Before I left, I asked a few of my friends and family members, people I worked with and people I love; to write me letters. I brought those with me, and have been opening them a few at a time while re-reading ones I’ve already opened. They help. My sister and I had been talking about getting a tattoo together for years, but when I knew I was leaving, we figured it out and got it. That helps. Most days I’m so glad I’m here because this is still a crazy adventure of mundane things….but on days like Christmas, it’s definitely hard to see the point. Especially when the internet is blocked. That’s when I call friends here, eat snack foods I’ve hoarded (from care packages – you know who you are – I love you all), drink a few beers and listen to music.

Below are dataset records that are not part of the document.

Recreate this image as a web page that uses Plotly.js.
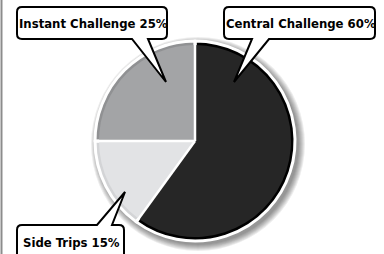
<!DOCTYPE html>
<html><head><meta charset="utf-8">
<script src="https://cdn.plot.ly/plotly-3.0.1.min.js"></script>
<style>html,body{margin:0;padding:0;background:#fff}#chart{width:384px;height:254px}</style>
</head><body><div id="chart"></div>
<script>
var categories = ["Central Challenge", "Side Trips", "Instant Challenge"];
var values = [60, 15, 25];
var labelsText = ["Central Challenge 60%", "Side Trips 15%", "Instant Challenge 25%"];
var fillColors = ["#262626", "#e2e3e5", "#a3a4a6"];
var rimColors = ["#000000", "#d3d4d6", "#909193"];

var W = 384, H = 254;
var cx = 195, cy = 141, R = 100, Rin = 96;
function X(px){ return px / W; }
function Y(py){ return 1 - py / H; }
function dom(r){ return {x:[X(cx - r), X(cx + r)], y:[Y(cy + r), Y(cy - r)]}; }
function P(x, y){ return X(x).toFixed(5) + "," + Y(y).toFixed(5); }

var font = "'DejaVu Sans Condensed', 'DejaVu Sans', sans-serif";

var traces = [
  {type:"pie", labels:categories, values:values, sort:false, direction:"clockwise", rotation:0,
   marker:{colors:rimColors, line:{color:"#ffffff", width:3}}, textinfo:"none", hoverinfo:"none",
   domain:dom(R), showlegend:false},
  {type:"pie", labels:categories, values:values, sort:false, direction:"clockwise", rotation:0,
   marker:{colors:fillColors, line:{width:0}}, textinfo:"none", hoverinfo:"none",
   domain:dom(Rin), showlegend:false}
];

var shapes = [];
for (var i = 0; i < 7; i++) {
  var rr = R + 1 + i, ox = 3, oy = 3;
  shapes.push({type:"circle", xref:"paper", yref:"paper", layer:"below",
    x0:X(cx + ox - rr), x1:X(cx + ox + rr), y0:Y(cy + oy + rr), y1:Y(cy + oy - rr),
    fillcolor:"rgba(0,0,0,0.07)", line:{width:0}});
}
var total = values.reduce(function(a,b){return a+b;},0), cum = 0;
for (var k = 0; k < values.length; k++) {
  var th = cum / total * 2 * Math.PI;
  shapes.push({type:"line", xref:"paper", yref:"paper", layer:"above",
    x0:X(cx), y0:Y(cy), x1:X(cx + R * Math.sin(th)), y1:Y(cy - R * Math.cos(th)),
    line:{color:"#ffffff", width:2.5}});
  cum += values[k];
}
shapes.push({type:"line", xref:"paper", yref:"paper", x0:X(1.5), x1:X(1.5), y0:0, y1:1,
  line:{color:"#8c8c8c", width:2}});

function calloutBottom(x0,y0,x1,y1,r,ta,tb,tx,ty){
  return "M" + P(x0+r,y0) + " L" + P(x1-r,y0) + " Q" + P(x1,y0) + " " + P(x1,y0+r) +
    " L" + P(x1,y1-r) + " Q" + P(x1,y1) + " " + P(x1-r,y1) + " L" + P(tb,y1) +
    " L" + P(tx,ty) + " L" + P(ta,y1) + " L" + P(x0+r,y1) + " Q" + P(x0,y1) + " " + P(x0,y1-r) +
    " L" + P(x0,y0+r) + " Q" + P(x0,y0) + " " + P(x0+r,y0) + " Z";
}
function calloutTop(x0,y0,x1,y1,r,ta,tb,tx,ty){
  return "M" + P(x0+r,y0) + " L" + P(ta,y0) + " L" + P(tx,ty) + " L" + P(tb,y0) +
    " L" + P(x1-r,y0) + " Q" + P(x1,y0) + " " + P(x1,y0+r) +
    " L" + P(x1,y1-r) + " Q" + P(x1,y1) + " " + P(x1-r,y1) +
    " L" + P(x0+r,y1) + " Q" + P(x0,y1) + " " + P(x0,y1-r) +
    " L" + P(x0,y0+r) + " Q" + P(x0,y0) + " " + P(x0+r,y0) + " Z";
}
var boxStyle = {fillcolor:"#ffffff", line:{color:"#000000", width:2}, xref:"paper", yref:"paper", layer:"above", type:"path"};
function box(path){ var s = JSON.parse(JSON.stringify(boxStyle)); s.path = path; return s; }
shapes.push(box(calloutBottom(17,7,167,39,5,132,148,166,82)));
shapes.push(box(calloutBottom(224,7,375,39,5,252,269,234,82)));
shapes.push(box(calloutTop(17,225,124,262,5,97,112,125,192)));

var annotations = [
  {text:labelsText[2], x:X(93), y:Y(23)},
  {text:labelsText[0], x:X(301), y:Y(23)},
  {text:labelsText[1], x:X(71), y:Y(242)}
].map(function(a){
  a.xref = "paper"; a.yref = "paper"; a.showarrow = false; a.xanchor = "center"; a.yanchor = "middle";
  a.font = {family:font, size:13, color:"#000000", weight:"bold", stretch:"condensed"};
  return a;
});

Plotly.newPlot("chart", traces, {
  width:W, height:H, margin:{l:0,r:0,t:0,b:0}, paper_bgcolor:"#ffffff", plot_bgcolor:"#ffffff",
  showlegend:false, shapes:shapes, annotations:annotations
}, {staticPlot:true, displayModeBar:false});
</script></body></html>
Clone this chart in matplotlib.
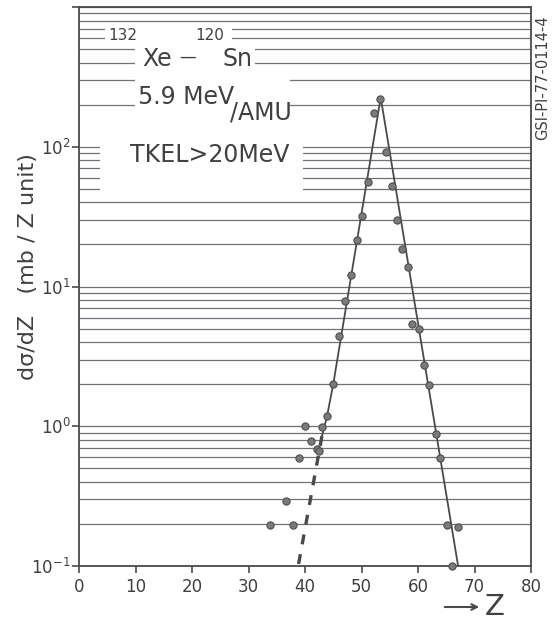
import matplotlib
matplotlib.use("Agg")
import matplotlib.pyplot as plt
from matplotlib.patches import Rectangle
from matplotlib.ticker import LogLocator, NullFormatter, FixedLocator

# measured points (Z, dsigma/dZ in mb per Z unit)
z_points = [33.8, 36.6, 37.9, 38.9, 40.0, 41.0, 42.1, 42.4, 43.0, 43.9,
            45.0, 46.0, 47.1, 48.1, 49.2, 50.1, 51.2, 52.2, 53.3, 54.3,
            55.4, 56.3, 57.2, 58.3, 58.9, 60.2, 61.1, 62.0, 63.2, 63.9,
            65.1, 66.0, 67.1]
y_points = [0.197, 0.29, 0.197, 0.59, 1.0, 0.79, 0.69, 0.67, 0.98, 1.18,
            2.0, 4.4, 7.9, 12.0, 21.4, 31.9, 56.0, 173.0, 221.0, 92.0,
            52.0, 29.9, 18.7, 13.9, 5.4, 5.0, 2.75, 1.97, 0.875, 0.59,
            0.195, 0.10, 0.19]

# hand drawn curves
fit_left_z = [43.0, 43.9, 45.0, 53.4]
fit_left_y = [0.85, 1.18, 2.0, 225.0]
fit_right_z = [53.4, 67.1]
fit_right_y = [225.0, 0.1]
dash_z = [43.0, 38.8]
dash_y = [0.85, 0.1]

x_ticks = [0, 10, 20, 30, 40, 50, 60, 70, 80]
y_ticks = [0.1, 1, 10, 100]
y_ticklabels = ['$10^{-1}$', '$10^{0}$', '$10^{1}$', '$10^{2}$']

W, H = 553, 624
ink = '#4a4a4e'
paper_line = '#707078'


def fx(px):
    return px / W


def fy(py):
    return 1 - py / H


fig = plt.figure(figsize=(W / 100, H / 100), dpi=100)
ax = fig.add_axes([fx(79), fy(566), (531 - 79) / W, (566 - 7) / H])

ax.set_yscale('log')
ax.set_xlim(0, 80)
ax.set_ylim(0.1, 1000)

ax.set_axisbelow(True)
ax.yaxis.set_major_locator(FixedLocator(y_ticks + [1000]))
ax.set_yticklabels(y_ticklabels + [''])
ax.yaxis.set_minor_locator(LogLocator(base=10, subs=range(2, 10)))
ax.yaxis.set_minor_formatter(NullFormatter())
ax.yaxis.grid(True, which='both', color=paper_line, lw=0.9)
ax.set_xticks(x_ticks)
ax.tick_params(axis='both', which='major', direction='out', length=5,
               width=1.2, color=ink, labelcolor='#404040', labelsize=12)
ax.tick_params(axis='y', which='minor', length=0)
ax.tick_params(axis='y', which='major', pad=1)
for s in ax.spines.values():
    s.set_color(ink)
    s.set_linewidth(1.3)

# blank paper behind the lettering
for x0, y0, x1, y1 in [(105, 24, 232, 44), (135, 44, 255, 70),
                       (135, 70, 290, 128), (100, 130, 303, 193)]:
    ax.add_patch(Rectangle((fx(x0), fy(y1)), (x1 - x0) / W, (y1 - y0) / H,
                           transform=fig.transFigure, facecolor='white',
                           edgecolor='none', zorder=1))

ax.plot(fit_left_z, fit_left_y, color=ink, lw=1.3, zorder=3)
ax.plot(fit_right_z, fit_right_y, color=ink, lw=1.3, zorder=3)
ax.plot(dash_z, dash_y, color=ink, lw=2.4, ls=(0, (3, 3)), zorder=3)
ax.plot(z_points, y_points, 'o', ms=5.2, color='#7a7a7a', mec='#4e4e4e',
        mew=0.8, zorder=4, clip_on=False)

txt = dict(color='#404040', va='center')
fig.text(fx(123), fy(36), '132', fontsize=11, ha='center', **txt)
fig.text(fx(157), fy(59), 'Xe', fontsize=17, ha='center', **txt)
fig.text(fx(188), fy(57), '\u2014', fontsize=12, ha='center', **txt)
fig.text(fx(210), fy(35), '120', fontsize=11, ha='center', **txt)
fig.text(fx(238), fy(59), 'Sn', fontsize=17, ha='center', **txt)
fig.text(fx(138), fy(97), '5.9 MeV', fontsize=17, ha='left', **txt)
fig.text(fx(230), fy(112), '/AMU', fontsize=17, ha='left', **txt)
fig.text(fx(130), fy(155), 'TKEL>20MeV', fontsize=17, ha='left', **txt)

fig.text(fx(28), fy(267), 'd\u03c3/dZ   (mb / Z unit)', fontsize=16,
         rotation=90, ha='center', **txt)
fig.text(fx(543), fy(78), 'GSI-PI-77-0114-4', fontsize=10.5, rotation=90,
         ha='center', **txt)

fig.text(fx(495), fy(607), 'Z', fontsize=21, ha='center', **txt)
ax.annotate('', xy=(fx(482), fy(607)), xytext=(fx(442), fy(607)),
            xycoords='figure fraction', textcoords='figure fraction',
            arrowprops=dict(arrowstyle='->', color=ink, lw=1.5))

fig.savefig('out.png', dpi=100)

(Abu and one of her puppies.)
Since Ethiopia is on its own calendar, (either Gregorian or Julian…I’m not sure sorry. And I don’t have access to google right now soooooo) our New Years is nothing special. Their New Years lands on our September 11th, usually.
Ethiopian Christmas just happened on January 7th. They celebrate by visiting family, drinking lots of coffee, eating doro wat (spicy chicken soup…ish? With hard boiled eggs and eaten on injera), kitfo (chopped up, spiced raw meat. Absolutely delicious. Eaten with injera or this banana-leaf stuff I don’t remember the name of…again, no google. Sorry.), kurt (chunks of raw meat (usually dunked in arake – the local moonshine that tastes like soap) I haven’t had the courage to try it yet, especially since when there’s been kurt, there’s usually kitfo too), kai wat (which is like doro wat without the eggs or chicken. With mutton instead and served with the omnipresent injera). What they make depends on the family, but everyone takes a day (or two) off from work. I celebrated with my neighbors by eating more food than I’ve had in one sitting since I’ve been here. It was all delicious.
And as I’m writing this a full 24 hours later, I’m still stuffed.